The Selma to Montgomery marches, led by Dr. Martin Luther King in the 1965, were organized to fight for voting rights and the 54-mile route in 1996 was established as the Selma to Montgomery National Historic Trail. Nonviolent marchers were stopped and beaten by law enforcement while crossing the Edmund Pettus Bridge on March 7, 1965, in what became known at Bloody Sunday.

“This is an incredible opportunity to provide our Spartan student-athletes with an in-person learning experience in one of the most iconic historical sites of the Civil Rights Movement,” Baker said in a press release. “My hope is that we are able to embrace the learning, reflect on the experience, and return to our campus inspired to continue the push for change in our local community and beyond.”

The trip starts Friday night in Montgomery with viewing of the documentary series “Eyes on the Prize,” and a keynote speech from Sheyann Webb-Christburg, author and eyewitness of Bloody Sunday. On Saturday, the group will head to the First Baptist Church in Selma where students began the march to Montgomery.

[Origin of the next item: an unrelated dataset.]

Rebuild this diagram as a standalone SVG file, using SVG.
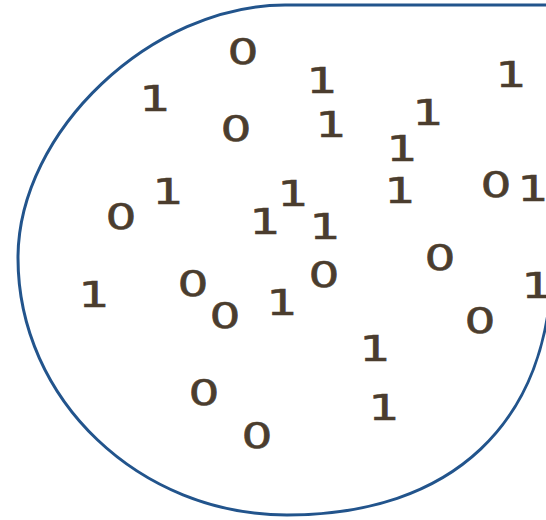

Participants will march across the Edmund Pettus Bridge before returning to Montgomery to tour a variety of locations, including the Civil Rights Memorial Center, the Alabama Department of Archives and History, the Equal Justice Initiative Legacy Museum: From enslavement to mass incarceration, and the Interpretive Center at Alabama State University. Those on the trip will spend Saturday night listening to EJI Legacy Museum founder and social justice lawyer Bryan Stevenson before breaking off into groups to discuss their experiences. Those smaller sessions will be led by university diversity, equity and inclusion directors.

“I am so happy to be given the opportunity to go to Selma,” Bogan said in a press release. “I believe that going to see things such as the Edmund Pettus Bridge will really shine light on a new perspective for me. It’s one thing to learn about events and another to really be in the environment where said events actually happened. I’m excited for the knowledge and further understanding I’ll gain from this trip.”